GIVEN INFORMATION.
== == ==

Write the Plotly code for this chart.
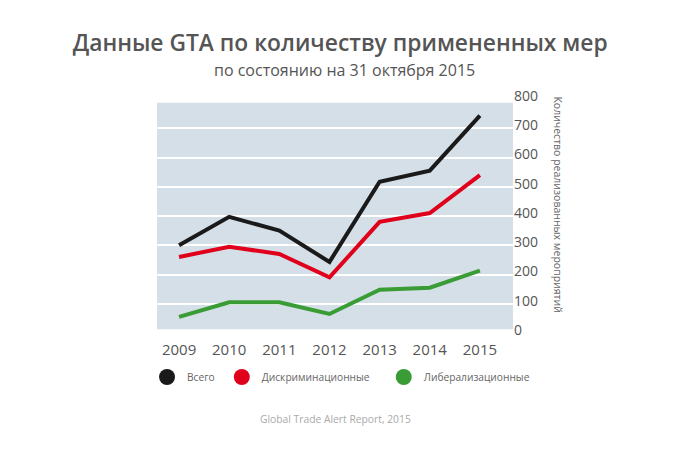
import plotly.graph_objects as go

years = [2009, 2010, 2011, 2012, 2013, 2014, 2015]
total = [300, 397, 350, 243, 517, 555, 743]
discriminatory = [260, 295, 270, 190, 380, 410, 540]
liberalizing = [55, 105, 105, 65, 148, 155, 213]
series_names = ["Всего", "Дискриминационные", "Либерализационные"]
series_colors = ["#1a1a1a", "#e0001b", "#3a9c35"]
y_ticks = [0, 100, 200, 300, 400, 500, 600, 700, 800]

FONT = "Open Sans"
fig = go.Figure()
legends = ["legend", "legend2", "legend3"]
for name, vals, col, lg in zip(series_names, [total, discriminatory, liberalizing], series_colors, legends):
    fig.add_trace(go.Scatter(x=years, y=vals, mode="lines", line=dict(color=col, width=4),
                             showlegend=False, hoverinfo="x+y+name", name=name))
    fig.add_trace(go.Scatter(x=[None], y=[None], mode="markers", name=name, legend=lg,
                             marker=dict(color=col, size=18, symbol="circle")))

fig.add_shape(type="rect", xref="paper", yref="y", x0=0, x1=1, y0=13, y1=787,
              fillcolor="#d4dfe7", line=dict(width=0), layer="below")

legend_common = dict(orientation="h", yref="paper", y=-0.188, yanchor="middle", xanchor="left",
                     bgcolor="rgba(0,0,0,0)", font=dict(family=FONT, size=10.2, color="#666"))
fig.update_layout(
    width=690, height=451,
    margin=dict(l=157, r=177, t=99, b=118, autoexpand=False),
    paper_bgcolor="white", plot_bgcolor="white",
    title=dict(text="Данные GTA по количеству примененных мер", x=0.493, xref="container", xanchor="center",
               y=0.905, yref="container", yanchor="middle",
               font=dict(family=FONT, size=22.8, color="#555", weight=600)),
    xaxis=dict(range=[2008.56, 2015.66], tickvals=years, showgrid=False, zeroline=False,
               showline=False, ticks="", ticklabelstandoff=6,
               tickfont=dict(family=FONT, size=15, color="#555"), fixedrange=True),
    yaxis=dict(range=[0, 800], side="right", tickvals=y_ticks, showgrid=True, gridcolor="white",
               gridwidth=1.5, zeroline=False, showline=False, ticks="", ticklabelshift=-3,
               tickfont=dict(family=FONT, size=14, color="#555"), fixedrange=True),
    legend=dict(x=-0.028, **legend_common),
    legend2=dict(x=0.182, **legend_common),
    legend3=dict(x=0.637, **legend_common),
    annotations=[
        dict(text="по состоянию на 31 октября 2015", xref="paper", yref="paper", x=0.528, y=1.124,
             xanchor="center", yanchor="middle", showarrow=False,
             font=dict(family=FONT, size=16, color="#555")),
        dict(text="Количество реализованных мероприятий", xref="paper", yref="paper", x=1.126, y=0.55,
             xanchor="center", yanchor="middle", textangle=90, showarrow=False,
             font=dict(family=FONT, size=10.5, color="#666")),
        dict(text="Global Trade Alert Report, 2015", xref="paper", yref="paper", x=0.5, y=-0.369,
             xanchor="center", yanchor="middle", showarrow=False,
             font=dict(family=FONT, size=10.3, color="#aaa")),
    ],
)
fig.write_html("out.html", config={"displayModeBar": False},
               post_script="document.body.style.margin='0';document.body.style.overflow='hidden';")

== == ==

Everything from the first line to the line with "y_ticks = [0, 100, 200, 300, 400, 500, 600, 700, 800]" must be repeated exactly, and nothing else. Leave the pictures out.

Write the Plotly code for this chart.
import plotly.graph_objects as go

years = [2009, 2010, 2011, 2012, 2013, 2014, 2015]
total = [300, 397, 350, 243, 517, 555, 743]
discriminatory = [260, 295, 270, 190, 380, 410, 540]
liberalizing = [55, 105, 105, 65, 148, 155, 213]
series_names = ["Всего", "Дискриминационные", "Либерализационные"]
series_colors = ["#1a1a1a", "#e0001b", "#3a9c35"]
y_ticks = [0, 100, 200, 300, 400, 500, 600, 700, 800]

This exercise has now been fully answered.